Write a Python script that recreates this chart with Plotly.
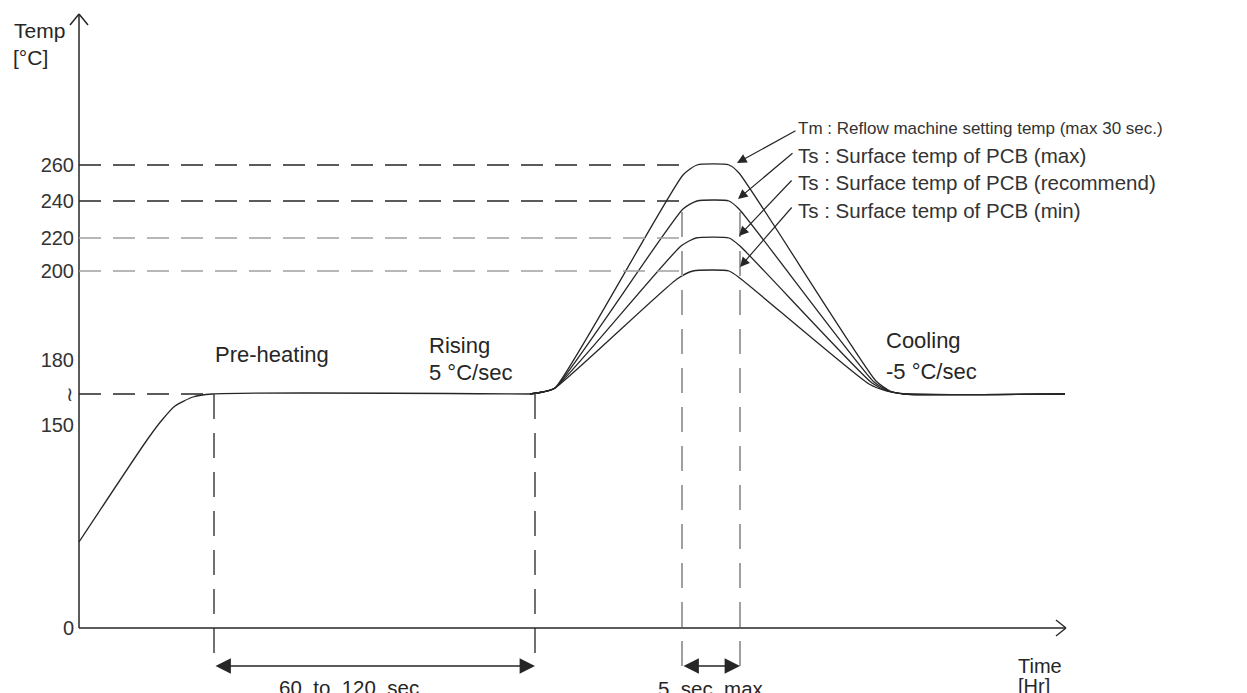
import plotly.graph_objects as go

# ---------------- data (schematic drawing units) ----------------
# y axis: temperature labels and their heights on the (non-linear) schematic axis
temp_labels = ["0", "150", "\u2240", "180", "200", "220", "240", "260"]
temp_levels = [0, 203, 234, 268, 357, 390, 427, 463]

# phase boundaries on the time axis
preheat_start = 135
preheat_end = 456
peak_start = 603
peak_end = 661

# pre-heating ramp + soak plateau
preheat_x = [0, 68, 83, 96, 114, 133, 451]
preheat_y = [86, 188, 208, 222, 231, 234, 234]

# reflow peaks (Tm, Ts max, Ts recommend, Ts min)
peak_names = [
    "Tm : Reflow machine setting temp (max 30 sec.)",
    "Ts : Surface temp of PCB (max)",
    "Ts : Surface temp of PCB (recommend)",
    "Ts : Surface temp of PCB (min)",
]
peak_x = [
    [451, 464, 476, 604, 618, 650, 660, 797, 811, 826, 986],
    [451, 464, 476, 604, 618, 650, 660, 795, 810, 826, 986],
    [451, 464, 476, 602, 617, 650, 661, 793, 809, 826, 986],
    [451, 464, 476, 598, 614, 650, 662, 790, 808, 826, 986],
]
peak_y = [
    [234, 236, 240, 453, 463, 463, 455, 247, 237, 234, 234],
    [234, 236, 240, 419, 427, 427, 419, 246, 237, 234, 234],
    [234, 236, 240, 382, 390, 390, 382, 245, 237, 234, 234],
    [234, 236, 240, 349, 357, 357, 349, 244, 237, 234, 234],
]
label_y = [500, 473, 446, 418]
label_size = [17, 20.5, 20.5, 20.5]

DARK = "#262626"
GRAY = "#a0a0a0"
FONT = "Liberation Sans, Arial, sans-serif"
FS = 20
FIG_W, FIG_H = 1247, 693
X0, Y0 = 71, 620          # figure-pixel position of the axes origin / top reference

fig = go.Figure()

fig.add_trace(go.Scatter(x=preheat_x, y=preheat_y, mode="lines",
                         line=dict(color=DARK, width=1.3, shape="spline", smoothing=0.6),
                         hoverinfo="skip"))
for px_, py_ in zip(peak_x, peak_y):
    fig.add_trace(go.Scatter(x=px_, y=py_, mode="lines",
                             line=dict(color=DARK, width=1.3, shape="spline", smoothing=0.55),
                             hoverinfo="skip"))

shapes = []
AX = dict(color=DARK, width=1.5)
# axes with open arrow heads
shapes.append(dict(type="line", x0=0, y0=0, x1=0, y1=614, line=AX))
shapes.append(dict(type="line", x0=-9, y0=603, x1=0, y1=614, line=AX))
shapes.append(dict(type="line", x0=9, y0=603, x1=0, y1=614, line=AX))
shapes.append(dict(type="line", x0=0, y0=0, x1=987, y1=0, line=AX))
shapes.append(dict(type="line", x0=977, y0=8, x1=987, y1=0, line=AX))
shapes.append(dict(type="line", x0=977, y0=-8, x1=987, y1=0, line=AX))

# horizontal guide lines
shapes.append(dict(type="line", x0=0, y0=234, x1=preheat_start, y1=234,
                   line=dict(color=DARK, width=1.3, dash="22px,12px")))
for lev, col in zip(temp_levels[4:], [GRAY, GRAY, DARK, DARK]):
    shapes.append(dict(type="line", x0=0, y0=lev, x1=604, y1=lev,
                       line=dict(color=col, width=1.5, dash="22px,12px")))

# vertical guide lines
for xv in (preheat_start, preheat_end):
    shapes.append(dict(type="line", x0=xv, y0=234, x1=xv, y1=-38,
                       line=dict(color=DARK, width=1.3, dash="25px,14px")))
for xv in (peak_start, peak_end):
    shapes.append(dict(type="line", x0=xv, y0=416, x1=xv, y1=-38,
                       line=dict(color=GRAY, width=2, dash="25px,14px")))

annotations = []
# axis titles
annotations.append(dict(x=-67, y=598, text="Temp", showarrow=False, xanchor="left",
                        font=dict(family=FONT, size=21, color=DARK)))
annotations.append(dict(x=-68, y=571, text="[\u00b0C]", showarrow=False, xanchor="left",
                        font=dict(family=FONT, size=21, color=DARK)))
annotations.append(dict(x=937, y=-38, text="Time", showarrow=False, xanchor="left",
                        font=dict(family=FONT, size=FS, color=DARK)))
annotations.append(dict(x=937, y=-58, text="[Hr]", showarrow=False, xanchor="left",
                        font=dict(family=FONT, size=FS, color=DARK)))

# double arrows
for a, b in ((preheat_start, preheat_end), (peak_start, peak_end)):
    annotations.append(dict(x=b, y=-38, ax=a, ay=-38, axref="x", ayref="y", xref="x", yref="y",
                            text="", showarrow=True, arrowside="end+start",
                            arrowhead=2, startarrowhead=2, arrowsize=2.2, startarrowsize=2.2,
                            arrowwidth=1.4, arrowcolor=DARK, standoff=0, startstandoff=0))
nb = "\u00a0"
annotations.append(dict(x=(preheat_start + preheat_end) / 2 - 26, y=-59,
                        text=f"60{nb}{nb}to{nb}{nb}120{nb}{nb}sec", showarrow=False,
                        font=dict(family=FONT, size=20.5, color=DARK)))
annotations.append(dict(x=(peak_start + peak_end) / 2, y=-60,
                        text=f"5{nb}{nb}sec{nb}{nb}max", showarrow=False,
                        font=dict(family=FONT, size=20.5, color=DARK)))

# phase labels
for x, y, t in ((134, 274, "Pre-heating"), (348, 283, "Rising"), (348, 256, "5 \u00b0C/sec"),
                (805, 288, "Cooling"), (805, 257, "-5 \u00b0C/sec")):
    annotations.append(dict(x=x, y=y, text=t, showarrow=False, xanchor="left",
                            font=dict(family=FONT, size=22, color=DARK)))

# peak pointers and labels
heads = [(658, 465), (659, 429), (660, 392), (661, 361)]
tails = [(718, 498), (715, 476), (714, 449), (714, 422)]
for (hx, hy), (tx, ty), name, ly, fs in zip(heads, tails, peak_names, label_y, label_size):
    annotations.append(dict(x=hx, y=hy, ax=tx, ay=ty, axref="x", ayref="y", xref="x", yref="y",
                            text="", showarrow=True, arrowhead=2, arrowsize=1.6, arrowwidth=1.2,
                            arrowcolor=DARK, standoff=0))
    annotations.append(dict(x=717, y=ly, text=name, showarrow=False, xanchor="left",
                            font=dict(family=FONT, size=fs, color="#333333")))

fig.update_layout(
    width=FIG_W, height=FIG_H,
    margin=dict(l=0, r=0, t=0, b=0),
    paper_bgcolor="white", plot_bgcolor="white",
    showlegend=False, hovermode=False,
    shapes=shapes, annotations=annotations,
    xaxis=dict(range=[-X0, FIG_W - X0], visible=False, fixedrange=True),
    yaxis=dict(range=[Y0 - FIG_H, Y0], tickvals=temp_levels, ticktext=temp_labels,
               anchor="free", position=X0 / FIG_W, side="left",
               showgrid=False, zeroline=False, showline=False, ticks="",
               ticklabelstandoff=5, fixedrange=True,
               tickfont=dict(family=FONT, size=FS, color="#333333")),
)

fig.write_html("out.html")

□ □ □

TASK DIRECTIONS: Print the data above verbatim from the first line through the line holding "preheat_y = [86, 188, 208, 222, 231, 234, 234]", leaving every picture out.

FINISHED EXERCISE:
Write a Python script that recreates this chart with Plotly.
import plotly.graph_objects as go

# ---------------- data (schematic drawing units) ----------------
# y axis: temperature labels and their heights on the (non-linear) schematic axis
temp_labels = ["0", "150", "\u2240", "180", "200", "220", "240", "260"]
temp_levels = [0, 203, 234, 268, 357, 390, 427, 463]

# phase boundaries on the time axis
preheat_start = 135
preheat_end = 456
peak_start = 603
peak_end = 661

# pre-heating ramp + soak plateau
preheat_x = [0, 68, 83, 96, 114, 133, 451]
preheat_y = [86, 188, 208, 222, 231, 234, 234]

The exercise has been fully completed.